At her patience’s end, Moondragon telepathically summons the away Avengers to return to the Mansion and report their findings. The idea here is that Iron Man will plug their information into the Avengers’ computer, which will cross-correlate them and perhaps be able to give the team the location of the Enemy. Everybody has a little bit of something to contribute–all except Starhawk of the Guardians of the galaxy. This is because Starhawk had encountered Michael Korvac several issues ago, and after Korvac wiped the floor with Starhawk, he used his cosmic powers to prevent Starhawk from thereafter being able to detect him in any way. Starhawk has no knowledge that any of this happened, of course, so he needs to sheepishly report that he’s come back with nothing, despite his cosmic senses.

The other threat the Avengers have been facing the past few months is their new government security advisor Henry Peter Gyrich. Gyrich has revoked the team’s special permits, meaning that they cannot launch a Quinjet legally. So when the Avengers Computer is able to correlate the data and indicate a location in Forest Hills, the Avengers head outside to a nearby streetcorner, where Iron Man commandeers a passing bus to convey them to their destination, putting off all of the passengers. This too is one of the best-remembered scenes in this storyline, and a good example of the sort of down-to-Earth humor that Stan Lee and his compatriots tried to infuse their super hero sagas with.

So the team trucks out to the suburbs, and is an incongruous sight to everybody they encounter there. They knock on the door to Michael and Carina’s home. Michael lets them in, claiming to know nothing about this Enemy they’re looking for, and the Avengers quickly toss the place, finding no evidence of their quarry present. Iron man goes to apologize to their host for the intrusion when suddenly Starhawk has an outburst. You see, he still can’t detect Michael in any way, and so from his point of view, the Avengers have been carrying on a conversation with empty space for several minutes. It’s a very clever way to turn Starhawk’s deficit into a decided advantage.

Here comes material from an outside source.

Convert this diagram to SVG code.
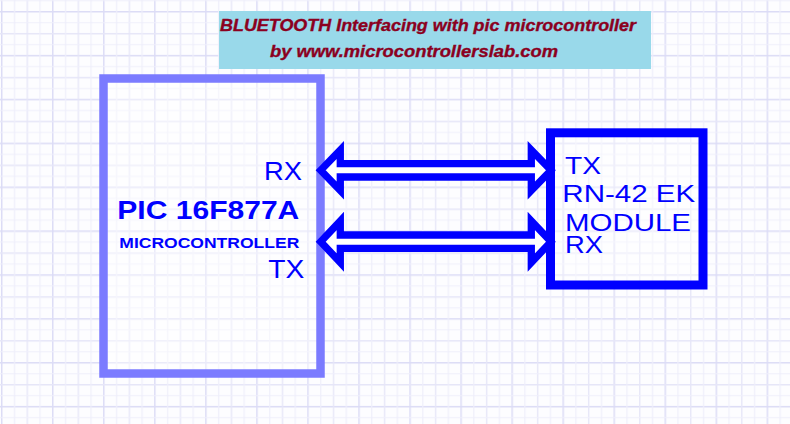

So the Enemy is discovered–and what’s more, now that he’s been revealed, he knows that the other great powers of the universe will similarly detect him. His plan to remake the universe into a paradise required subterfuge, but now he’s been inadvertently brought out into the open. And he is pissed about it–so pissed that he drops his suburban human façade, manifests his cosmic-empowered form, and prepares to wipe the Avengers from the face of the Earth. To Be Continued! After so many months of build-up, this felt like a truly epic moment of confrontation, and made me excited to see what was going to happen next!

The Avengers Assemble letters page in this issue includes a lengthy correspondence from Peter Sanderson, Marvel historian and future contributor to the Official Handbook to the Marvel Universe. Peter had a reputation for writing long, complex, thoughtful reactions to the books he was reading–I have little doubt that what is printed here was cut down from a longer letter that simply wouldn’t all fit in the available space.

4 thoughts on “BHOC: AVENGERS #176

  1. Even if dialoguing was passed off and the art was just plain good instead of Perez good, I think this is the best long term story Shooter ever did. There were so many moving parts and yet they stuck the landing hard.